Near the South, or "Performance," Lawn is the recently bronzed 12-foot statue of Sergei Rachmaninoff. A gift of the sculptor, Viktor Bokarev, the statue honors the Russian composer/pianist who gave his final performance in 1943 around the corner on the UT campus at the old Alumni Gym. Though several of the project's sponsors have seen and enthusiastically approved it, it's currently wrapped in blue tarp, apparently awaiting an official unveiling.

With several entrances and no gates, the place will be open to the public most of the time beginning, Galyon expects, sometime in the middle of June; a grand opening will follow, probably to coincide with the city's traditional Fourth of July celebration on the site.

—Jack Neely

'Underground Knoxville'
Condos, shops planned for Jackson Avenue building

Developer David Dewhirst has purchased the Underground building—home of the nightclub Fiction and of Lord Lindsey catering—and will convert it to condominiums in the next two years.

The club has about a year left on its lease, but might close before then, Dewhirst says. Lord Lindsey will remain in business but will relocate to another building. Along with the expected move of the Volunteer Ministry Center from Gay Street and Jackson Avenue, the Underground sale would solidify South Gay Street as a residential urban enclave.

Dewhirst hopes to begin working on the building right after the catering business moves and have the building ready for occupancy eight months later.

Dewhirst is currently renovating the Emporium Building next door, as well as several other properties on Gay Street. "The nightclub Fiction and the [after-hours club] Boiler Room are really incompatible uses with the Emporium," he says.

With about 65,000 square feet of space, the building would be converted to about 35 condos. At 1,200 to 3,000 square feet, the units will be larger than most of the apartments that have recently been renovated downtown. "I think the market is totally ready for that," he says.

The recent rental projects have utilized historic tax credits, which are more difficult to use on owner-occupied projects. Dewhirst estimated the condos would sell for between $150,000 and $300,000.

The bottom floor of the building may be used as parking.

The first floor, which faces the alley between the Underground and Emporium buildings, might be converted into upscale boutiques and fit into Dewhirst's plans for "Underground Knoxville." Gay Street was once a steep hill, but was filled in in 1919 when the viaduct was built. As a result, the buildings on the street go several stories below ground. In the basements of some of the buildings you can still see the old Gay Street sidewalk. The idea is to reconnect the sidewalk, which would pass by a number of shops, cafes, and boutiques.
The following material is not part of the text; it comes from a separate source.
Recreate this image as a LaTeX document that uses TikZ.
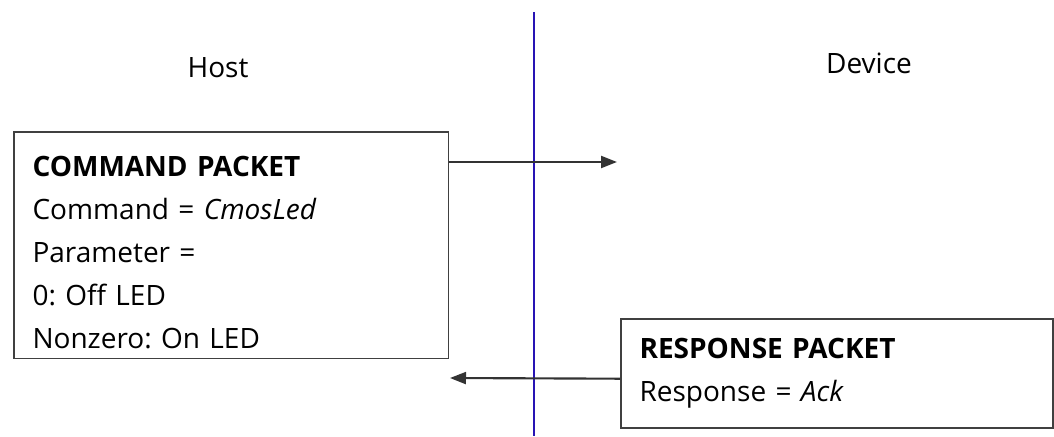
\documentclass[tikz,border=0pt]{standalone}
\usepackage{fontspec}
\setmainfont{Open Sans}
\usetikzlibrary{positioning,arrows.meta}
\definecolor{wireblue}{RGB}{40,20,180}
\frenchspacing

\begin{document}
\begin{tikzpicture}[x=0.75pt,y=-0.75pt,
    every node/.style={font=\fontsize{21}{32.25}\selectfont},
    packet/.style={draw=black!75,line width=1.3pt,align=left,anchor=north west,inner xsep=13.5pt},
    msg/.style={-{Triangle[length=12pt,width=9pt]},line width=1.6pt,black!80}]
    \useasboundingbox (0,0) rectangle (1054,436);
    % side labels
    \node (host) at (218,68) {Host};
    \node (device) at (869,63) {Device};
    % the line between host and device
    \coordinate (wtop) at (534,12);
    \coordinate (wbot) at (534,436);
    \draw[wireblue,line width=2pt] (wtop) -- (wbot);
    % packets
    \node[packet,minimum width=326pt,minimum height=170pt,text width=298pt] (cmd) at (13,131)
        {\rule{0pt}{25.5pt}\textbf{COMMAND PACKET}\\
         Command = \textit{CmosLed}\\
         Parameter =\\
         0: Off LED\\
         Nonzero: On LED};
    \node[packet,minimum width=324pt,minimum height=81.75pt,text width=296pt] (resp) at (620,318)
        {\textbf{RESPONSE PACKET}\\
         Response = \textit{Ack}};
    \coordinate (devin) at (617,162);
    \coordinate (hostin) at (450,378);
    \draw[msg] ([yshift=-23.25pt]cmd.north east) -- (devin);
    \draw[msg] ([yshift=-4pt]resp.west) -- (hostin);
\end{tikzpicture}
\end{document}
The alley behind the Emporium building would be a natural tie-in, Dewhirst says. "It can have such a wonderful feel to it if it's done right. It's not going to be nightclubs down there. Well, I don't know what it's going to be," he says. "If you can find it on Kingston Pike or at the mall or in Wal-Mart, I don't want it."

Fiction, which was formerly called the Underground, and the Boiler Room have been mainstays of the Old City for more than a decade. Aside from the smaller Lord Lindsey club on Hill Avenue, the building houses the only real dance club downtown.

In its heyday, the Underground attracted a lot of people to the Old City, especially the 18- to 21-year-old crowd. But the nearby residents have often been at odds with the club's patrons.

Dewhirst says there's still a place for a large dance club in the Old City, but it needs to be farther east, away from the residents.

"Sometimes you have a lot of competing aspects between the night time people and the people trying to sleep," he says. "The Old City, which will be much more active, will be very close but far away from [the residents on South Gay Street]."